**What the task asks**
From the first line of the listing below to the line with "import matplotlib.pyplot as plt", print each line exactly, and nothing more. Leave out the pictures.
────────────────
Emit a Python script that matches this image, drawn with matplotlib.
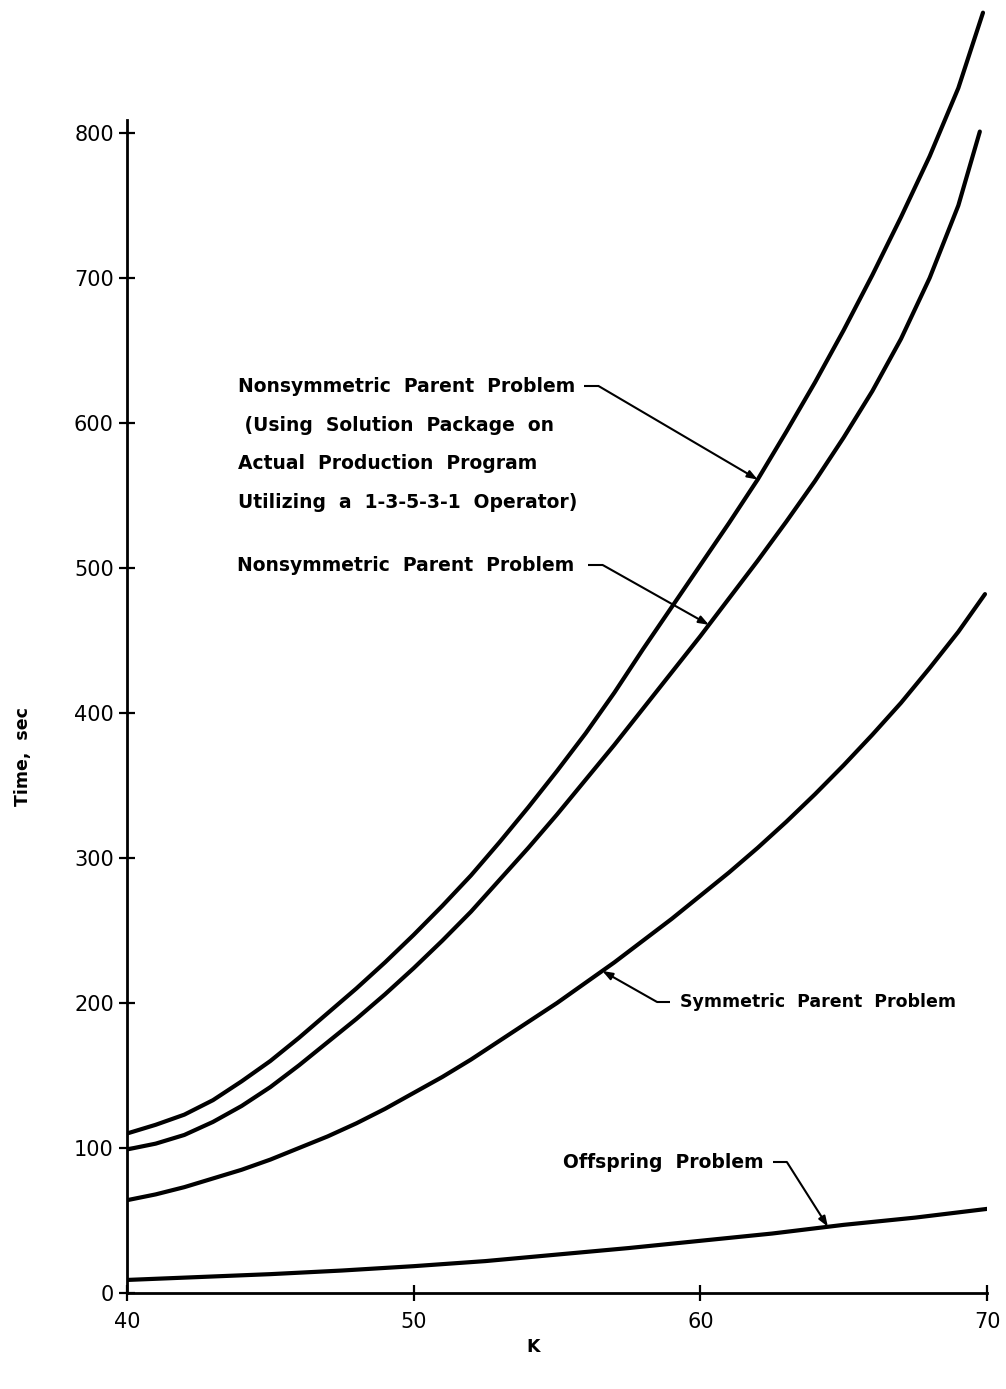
import numpy as np
import matplotlib
matplotlib.use("Agg")
import matplotlib.pyplot as plt

# values (K vs time in seconds)
k_prod = [40, 41, 42, 43, 44, 45, 46, 47, 48, 49, 50, 51, 52, 53, 54, 55,
          56, 57, 58, 59, 60, 61, 62, 63, 64, 65, 66, 67, 68, 69, 69.86]
t_prod = [110, 116, 123, 133, 146, 160, 176, 193, 210, 228, 247, 267, 288, 311, 335, 360,
          386, 414, 444, 473, 502, 531, 561, 594, 628, 664, 702, 742, 784, 831, 883]

k_nonsym = [40, 41, 42, 43, 44, 45, 46, 47, 48, 49, 50, 51, 52, 53, 54, 55,
            56, 57, 58, 59, 60, 61, 62, 63, 64, 65, 66, 67, 68, 69, 69.75]
t_nonsym = [99, 103, 109, 118, 129, 142, 157, 173, 189, 206, 224, 243, 263, 285, 307, 330,
            354, 378, 403, 428, 453, 479, 505, 532, 560, 590, 622, 658, 700, 750, 801]

k_sym = [40, 41, 42, 43, 44, 45, 46, 47, 48, 49, 50, 51, 52, 53, 54, 55,
         56, 57, 58, 59, 60, 61, 62, 63, 64, 65, 66, 67, 68, 69, 69.93]
t_sym = [64, 68, 73, 79, 85, 92, 100, 108, 117, 127, 138, 149, 161, 174, 187, 200,
         214, 228, 243, 258, 274, 290, 307, 325, 344, 364, 385, 407, 431, 456, 482]

k_off = [40, 42.5, 45, 47.5, 50, 52.5, 55, 57.5, 60, 62.5, 65, 67.5, 70]
t_off = [9, 11, 13, 15.5, 18.5, 22, 26.5, 31, 36, 41, 47, 52, 58]

x_ticks = [40, 50, 60, 70]
y_ticks = [0, 100, 200, 300, 400, 500, 600, 700, 800]

block_lines = ["Nonsymmetric  Parent  Problem", " (Using  Solution  Package  on",
               "Actual  Production  Program", "Utilizing  a  1-3-5-3-1  Operator)"]


def lbl(size):
    return dict(fontsize=size, fontweight="bold", family="DejaVu Sans")


def leader(ax, text_end, dash_len, k_tip, ks, ts, direction=1):
    """horizontal dash leaving the label, then a diagonal arrow onto the curve"""
    x0, y0 = text_end
    x1 = x0 + direction * dash_len
    ax.plot([x0, x1], [y0, y0], color="black", lw=1.5, solid_capstyle="butt")
    tip = (k_tip, float(np.interp(k_tip, ks, ts)))
    ax.annotate("", xy=tip, xytext=(x1, y0),
                arrowprops=dict(arrowstyle="-|>,head_length=0.6,head_width=0.22",
                                color="black", lw=1.5, shrinkA=0, shrinkB=0))


def main():
    fig = plt.figure(figsize=(10.06, 13.89), dpi=100)
    ax = fig.add_axes([127 / 1006, 1 - 1293 / 1389, 860 / 1006, 1293 / 1389])

    for ks, ts in [(k_prod, t_prod), (k_nonsym, t_nonsym), (k_sym, t_sym), (k_off, t_off)]:
        ax.plot(ks, ts, color="black", lw=3.0, solid_capstyle="round", solid_joinstyle="round")

    ax.set_xlim(40, 70)
    ax.set_ylim(0, 1293 / 1.45)
    for s in ("top", "right"):
        ax.spines[s].set_visible(False)
    ax.spines["left"].set_bounds(0, 809)
    ax.spines["left"].set_linewidth(2.0)
    ax.spines["bottom"].set_linewidth(2.0)

    ax.set_xticks(x_ticks)
    ax.set_yticks(y_ticks)
    ax.tick_params(direction="inout", length=11, width=1.6, labelsize=15)
    ax.tick_params(axis="y", pad=4)
    ax.tick_params(axis="x", pad=8)

    fig.text(0.023, 1 - 757 / 1389, "Time,  sec", rotation=90, ha="center", va="center",
             **lbl(12.5))
    fig.text(533 / 1006, 1 - 1347 / 1389, "K", ha="center", va="center", **lbl(12.5))

    # production program label block
    for i, s in enumerate(block_lines):
        ax.text(43.87, 625 - i * 26.6, s, ha="left", va="center", **lbl(13.5))
    leader(ax, (55.95, 625.5), 0.5, 62.0, k_prod, t_prod)

    ax.text(43.84, 502, "Nonsymmetric  Parent  Problem", ha="left", va="center", **lbl(13.5))
    leader(ax, (56.08, 502), 0.52, 60.3, k_nonsym, t_nonsym)

    ax.text(59.29, 200.7, "Symmetric  Parent  Problem", ha="left", va="center", **lbl(12.5))
    leader(ax, (58.94, 200.7), 0.45, 56.58, k_sym, t_sym, direction=-1)

    ax.text(55.21, 90.3, "Offspring  Problem", ha="left", va="center", **lbl(13.5))
    leader(ax, (62.53, 90.3), 0.49, 64.45, k_off, t_off)

    fig.savefig("out.png", dpi=100)
    plt.close(fig)


if __name__ == "__main__":
    main()
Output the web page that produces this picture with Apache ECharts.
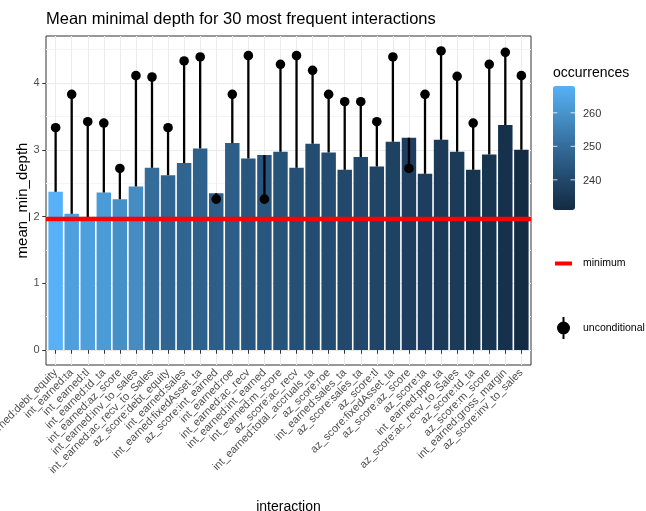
<!DOCTYPE html>
<html>
<head>
<meta charset="utf-8">
<script src="https://cdn.jsdelivr.net/npm/echarts@6/dist/echarts.min.js"></script>
<style>
  html, body { margin: 0; padding: 0; background: #fff; }
  #chart { width: 646px; height: 511px; }
</style>
</head>
<body>
<div id="chart"></div>
<script>
// Interactions, ordered by number of occurrences (most frequent first)
const categories = [
  'int_earned:debt_equity', 'int_earned:ta', 'int_earned:tl', 'int_earned:td_ta',
  'int_earned:az_score', 'int_earned:inv_to_sales', 'int_earned:ac_recv_to_Sales',
  'az_score:debt_equity', 'int_earned:sales', 'int_earned:fixedAsset_ta',
  'az_score:int_earned', 'int_earned:roe', 'int_earned:ac_recv', 'int_earned:int_earned',
  'int_earned:m_score', 'az_score:ac_recv', 'int_earned:total_accruals_ta', 'az_score:roe',
  'int_earned:sales_ta', 'az_score:sales_ta', 'az_score:tl', 'az_score:fixedAsset_ta',
  'az_score:az_score', 'az_score:ta', 'int_earned:ppe_ta', 'az_score:ac_recv_to_Sales',
  'az_score:td_ta', 'az_score:m_score', 'int_earned:gross_margin', 'az_score:inv_to_sales'
];

// Conditional mean minimal depth (bar heights)
const meanMinDepth = [
  2.37, 2.04, 1.98, 2.36, 2.26, 2.45, 2.73, 2.62, 2.80, 3.02,
  2.35, 3.10, 2.87, 2.92, 2.97, 2.73, 3.09, 2.96, 2.70, 2.89,
  2.75, 3.12, 3.18, 2.64, 3.15, 2.97, 2.70, 2.93, 3.37, 3.00
];

// Unconditional mean minimal depth (points)
const uncondMeanMinDepth = [
  3.33, 3.83, 3.42, 3.40, 2.72, 4.11, 4.09, 3.33, 4.33, 4.39,
  2.26, 3.83, 4.41, 2.26, 4.28, 4.41, 4.19, 3.83, 3.72, 3.72,
  3.42, 4.39, 2.72, 3.83, 4.48, 4.10, 3.40, 4.28, 4.46, 4.11
];

// Number of occurrences of each interaction (bar fill)
const occurrences = [
  268, 263, 263, 262, 259, 258, 250, 248, 248, 247,
  246, 246, 244, 244, 243, 242, 241, 241, 240, 240,
  239, 238, 237, 237, 236, 236, 234, 234, 233, 231
];

// Smallest mean minimal depth over all interactions
const minimumDepth = 1.97;

const yTicks = [0, 1, 2, 3, 4];
const yMinorTicks = [0.5, 1.5, 2.5, 3.5, 4.5];
const occurrenceTicks = [240, 250, 260];

const FONT = '"Liberation Sans", Arial, sans-serif';
const positions = categories.map((_, i) => i + 1);

// Axis ranges with 5% padding on the continuous axis and 0.6 on the discrete one
const yTop = Math.max(0, ...meanMinDepth, ...uncondMeanMinDepth, minimumDepth);
const ySpan = yTop - 0;
const yMin = 0 - 0.05 * ySpan;
const yMax = yTop + 0.05 * ySpan;
const xMin = 1 - 0.6;
const xMax = categories.length + 0.6;

const occMin = Math.min(...occurrences);
const occMax = Math.max(...occurrences);

// Colour bar geometry
const barLeft = 553, barTop = 86, barW = 22, barH = 124;
const gradient = ['#132B43', '#22496C', '#336A98', '#458FC6', '#56B1F7'];

const legendGraphics = [
  {
    type: 'text', left: barLeft, top: 66,
    style: { text: 'occurrences', font: '14px ' + FONT, fill: '#000' }
  }
];
occurrenceTicks.forEach(v => {
  const y = barTop + (occMax - v) / (occMax - occMin) * barH;
  legendGraphics.push({
    type: 'line', z: 100,
    shape: { x1: barLeft, y1: y, x2: barLeft + barW / 5, y2: y },
    style: { stroke: '#ffffff', lineWidth: 1, opacity: 0.8 }
  });
  legendGraphics.push({
    type: 'line', z: 100,
    shape: { x1: barLeft + barW * 4 / 5, y1: y, x2: barLeft + barW, y2: y },
    style: { stroke: '#ffffff', lineWidth: 1, opacity: 0.8 }
  });
  legendGraphics.push({
    type: 'text', x: barLeft + barW + 8, y: y + 1, z: 100,
    style: { text: String(v), font: '11px ' + FONT, fill: '#333', verticalAlign: 'middle' }
  });
});

const chart = echarts.init(document.getElementById('chart'), null, { renderer: 'canvas' });

chart.setOption({
  animation: false,
  backgroundColor: '#ffffff',
  textStyle: { fontFamily: FONT },
  title: {
    text: 'Mean minimal depth for 30 most frequent interactions',
    left: 46, top: 11, padding: 0,
    textStyle: { fontSize: 16.5, fontWeight: 'normal', color: '#000', fontFamily: FONT }
  },
  grid: {
    left: 46, right: 115, top: 36, bottom: 146,
    outerBoundsMode: 'none', containLabel: false,
    show: true, backgroundColor: '#ffffff', borderColor: '#333333', borderWidth: 1
  },
  xAxis: {
    type: 'value', min: xMin, max: xMax,
    name: 'interaction', nameLocation: 'middle', nameGap: 135, nameMoveOverlap: false,
    nameTextStyle: { fontSize: 14, color: '#000', fontFamily: FONT },
    axisLine: { show: false },
    axisTick: { show: true, length: 3.7, customValues: positions, lineStyle: { color: '#333333' } },
    axisLabel: {
      customValues: positions, rotate: 45, margin: 6, fontSize: 11, color: '#4D4D4D',
      fontFamily: FONT, showMinLabel: true, showMaxLabel: true, hideOverlap: false,
      formatter: v => categories[Math.round(v) - 1]
    },
    splitLine: { show: true, lineStyle: { color: '#EBEBEB', width: 1 } }
  },
  yAxis: [
    {
      type: 'value', min: yMin, max: yMax,
      name: 'mean_min_depth', nameLocation: 'middle', nameGap: 16, nameRotate: 90,
      nameMoveOverlap: false,
      nameTextStyle: { fontSize: 15, color: '#000', fontFamily: FONT },
      axisLine: { show: false },
      axisTick: { show: true, length: 3.7, customValues: yTicks, lineStyle: { color: '#333333' } },
      axisLabel: { customValues: yTicks, margin: 6.5, fontSize: 11, color: '#4D4D4D', fontFamily: FONT },
      splitLine: { show: true, lineStyle: { color: '#EBEBEB', width: 1 } }
    },
    {
      type: 'value', min: yMin, max: yMax, position: 'left',
      axisLine: { show: false },
      axisTick: { show: false, customValues: yMinorTicks },
      axisLabel: { show: false },
      splitLine: { show: true, lineStyle: { color: '#F4F4F4', width: 1 } }
    }
  ],
  visualMap: {
    type: 'continuous', min: occMin, max: occMax, dimension: 2, seriesIndex: 0,
    calculable: false, hoverLink: false, padding: 0,
    left: barLeft, top: barTop, itemWidth: barW, itemHeight: barH,
    inRange: { color: gradient }
  },
  legend: [
    {
      data: [{ name: 'minimum', icon: 'rect', itemStyle: { color: '#FF0000' } }],
      left: 555, top: 258, padding: 0, itemWidth: 17, itemHeight: 4,
      selectedMode: false,
      textStyle: { fontSize: 10.5, color: '#000', fontFamily: FONT, padding: [0, 0, 0, 6] }
    },
    {
      data: [{
        name: 'unconditional',
        icon: 'path://M7,0 L9,0 L9,22 L7,22 Z M8,4.5 A6.5,6.5 0 1,1 8,17.5 A6.5,6.5 0 1,1 8,4.5 Z',
        itemStyle: { color: '#000000' }
      }],
      left: 557, top: 317, padding: 0, itemWidth: 13, itemHeight: 22,
      selectedMode: false,
      textStyle: { fontSize: 10.5, color: '#000', fontFamily: FONT, padding: [0, 0, 0, 8] }
    }
  ],
  graphic: legendGraphics,
  series: [
    {
      name: 'mean_min_depth',
      type: 'bar',
      barWidth: '90%',
      data: categories.map((_, i) => [positions[i], meanMinDepth[i], occurrences[i]]),
      encode: { x: 0, y: 1 },
      silent: true
    },
    {
      name: 'unconditional',
      type: 'custom',
      itemStyle: { color: '#000000' },
      data: categories.map((_, i) => [positions[i], meanMinDepth[i], uncondMeanMinDepth[i]]),
      encode: { x: 0, y: [1, 2] },
      z: 3,
      renderItem: function (params, api) {
        const x = api.value(0);
        const a = api.coord([x, api.value(1)]);
        const b = api.coord([x, api.value(2)]);
        return {
          type: 'group',
          children: [
            { type: 'line', shape: { x1: a[0], y1: a[1], x2: b[0], y2: b[1] },
              style: { stroke: '#000', lineWidth: 2.3 } },
            { type: 'circle', shape: { cx: b[0], cy: b[1], r: 4.8 }, style: { fill: '#000' } }
          ]
        };
      }
    },
    {
      name: 'minimum',
      type: 'line',
      data: [],
      itemStyle: { color: '#FF0000' },
      lineStyle: { color: '#FF0000' },
      z: 5,
      markLine: {
        silent: true, symbol: 'none', label: { show: false },
        lineStyle: { color: '#FF0000', width: 4.3, type: 'solid' },
        data: [{ yAxis: minimumDepth }]
      }
    }
  ]
});
</script>
</body>
</html>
────────────────
**The answer**
Emit a Python script that matches this image, drawn with matplotlib.
import numpy as np
import matplotlib
matplotlib.use("Agg")
import matplotlib.pyplot as plt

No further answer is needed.